Berikut jawabannya :
HIZBUT TAHRIR bukanlah peletak dasar yang mengeluarkan pendapat bahwa Hadits Ahad tidak bisa dijadikan dalil dalam masalah aqidah. Ketika HT lahir (1953), kedua pendapat itu sudah ada. HT hanya memilih diantara dua pendapat yang berbeda tersebut kemudian dijadikan / ditabani sebagai pendapat HT. Jadi Claim yang menyebutkan bahwa pendapat tersebut adalah hanyalah pendapat Nyleneh HIZBUT TAHRIR Insya Allah akan terbantah dengan sendirinya. Berikut pendapat ulama yang menyatakan bahwa Hadits Ahad tidak bisa dijadikan dasar dalam masalah aqidah tetapi bisa digunakan dalam masalah hukum syariat.
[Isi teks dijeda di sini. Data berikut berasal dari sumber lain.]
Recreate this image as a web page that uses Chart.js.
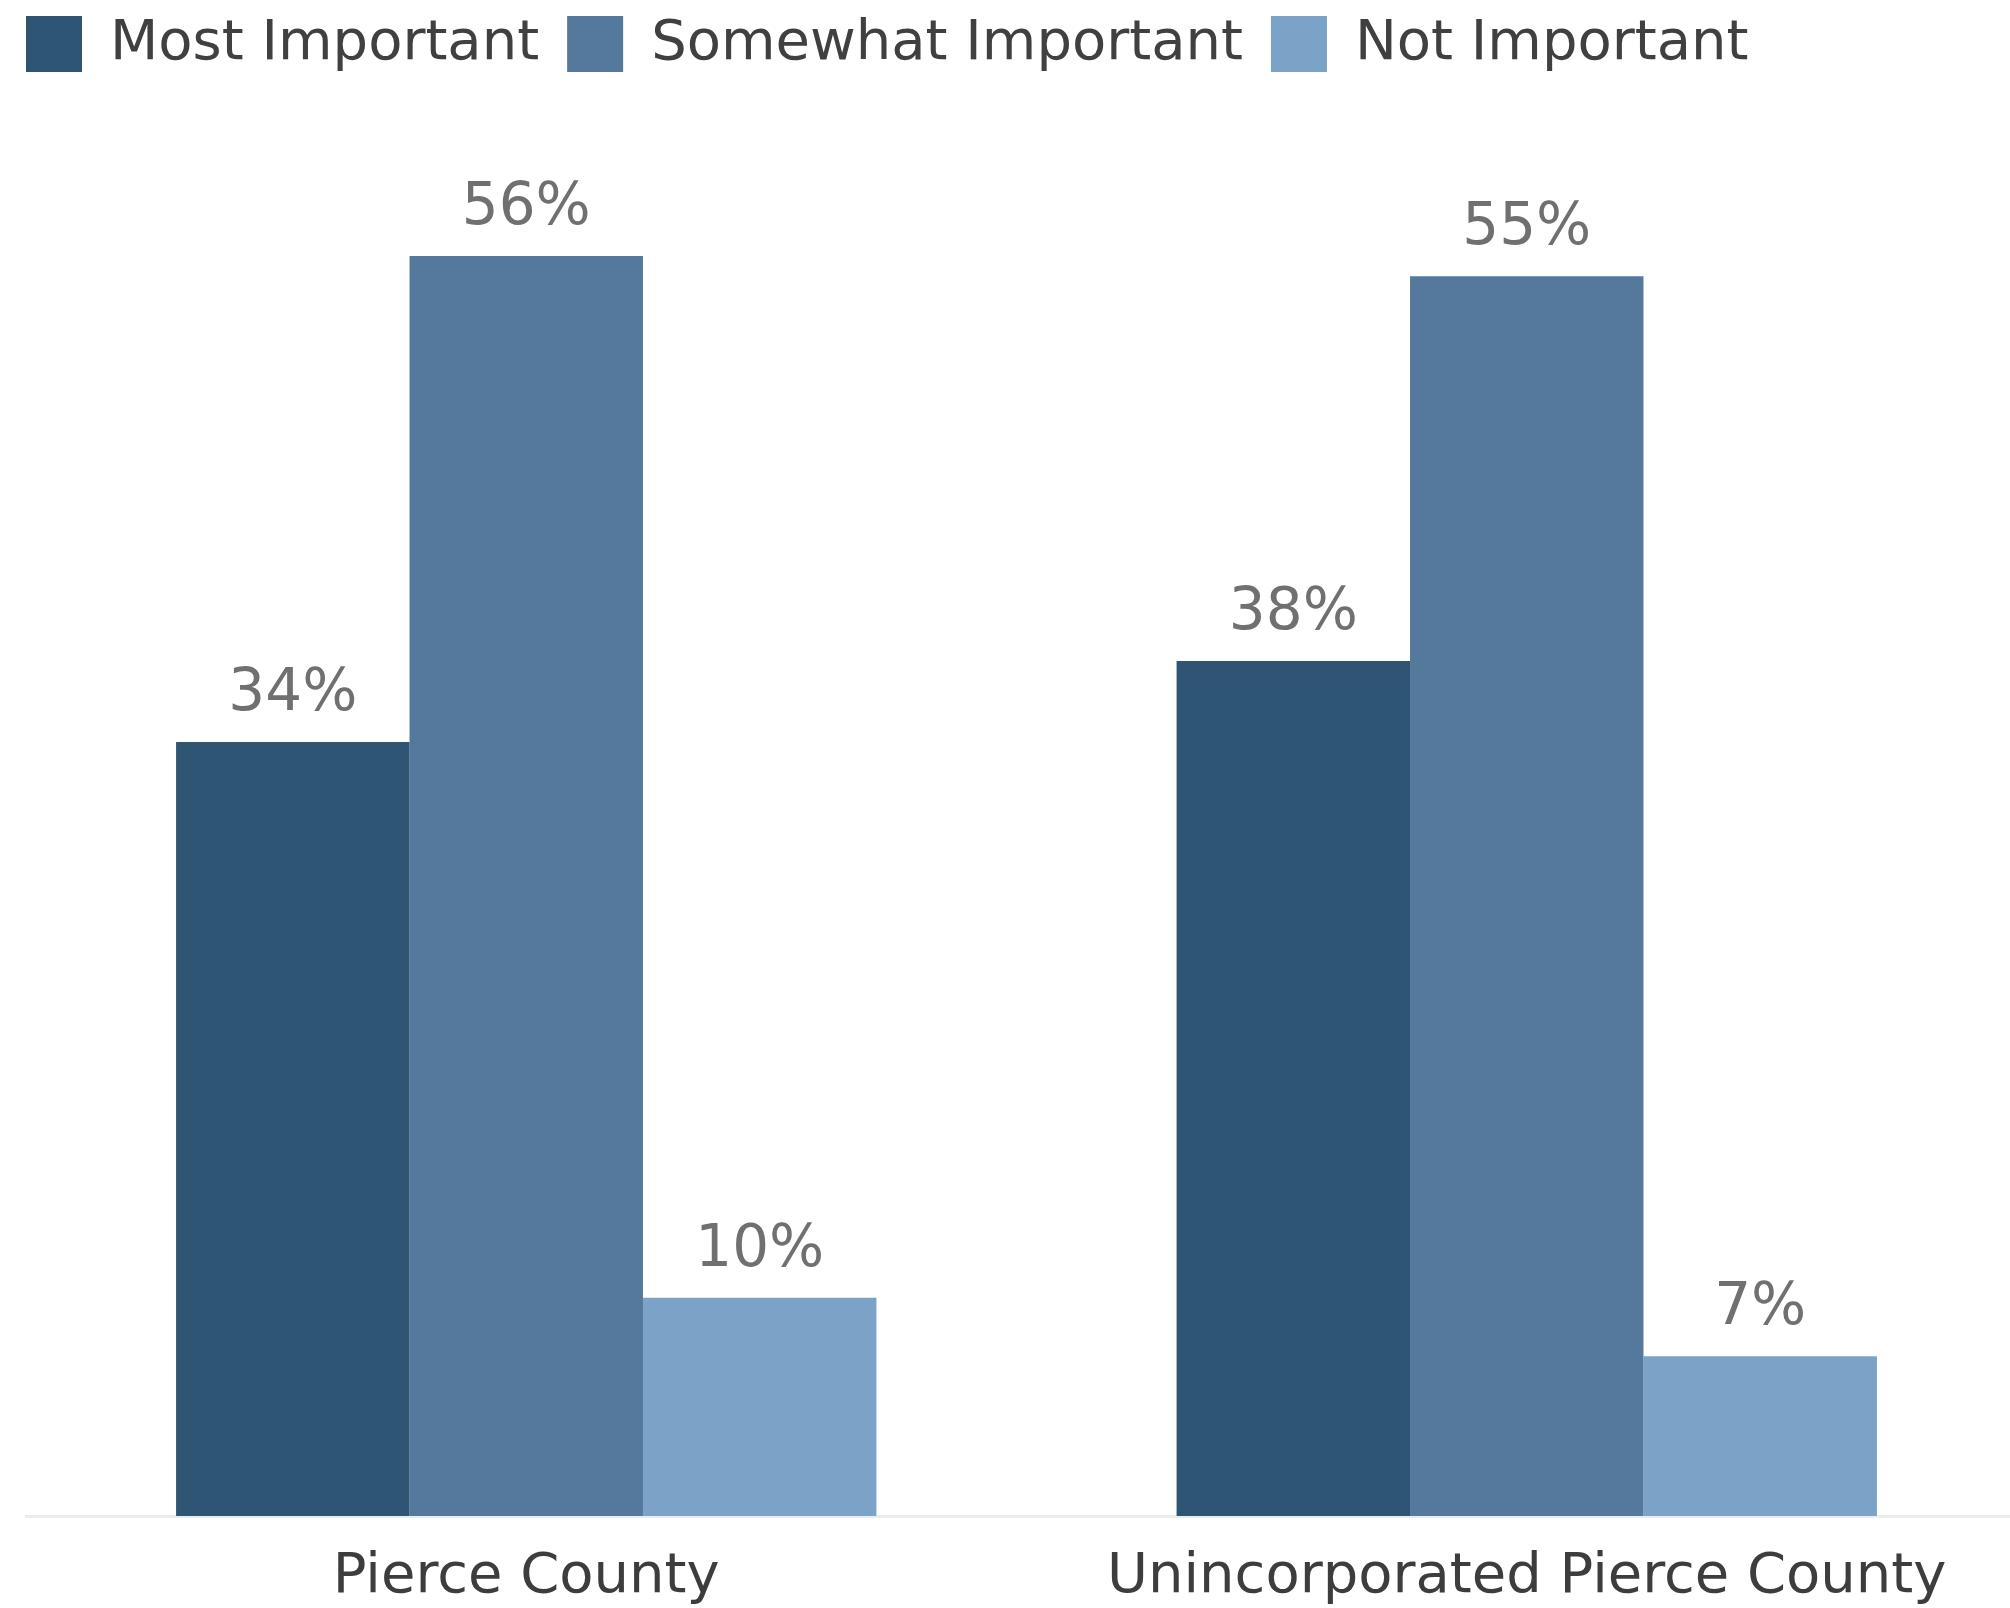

Sayyid Qutub dalam tafsir Fi Dzilalil Quran menyatakan, bahwa, hadits ahad tidak bisa dijadikan sandaran (hujjah) dalam menerima masalah ‘aqidah. Al-Quranlah rujukan yang benar, dan kemutawatirannya adalah syarat dalam menerima pokok-pokok ‘aqidah .
Imam Syaukani menyatakan, “Khabar ahad adalah berita yang dari dirinya sendiri tidak menghasilkan keyakinan. Ia tidak menghasilkan keyakinan baik secara asal, maupun dengan adanya qarinah dari luar…Ini adalah pendapat jumhur ‘ulama. Imam Ahmad menyatakan bahwa, khabar ahad dengan dirinya sendiri menghasilkan keyakinan. Riwayat ini diketengahkan oleh Ibnu Hazm dari Dawud al-Dzahiriy, Husain bin ‘Ali al-Karaabisiy dan al-Harits al-Muhasbiy.’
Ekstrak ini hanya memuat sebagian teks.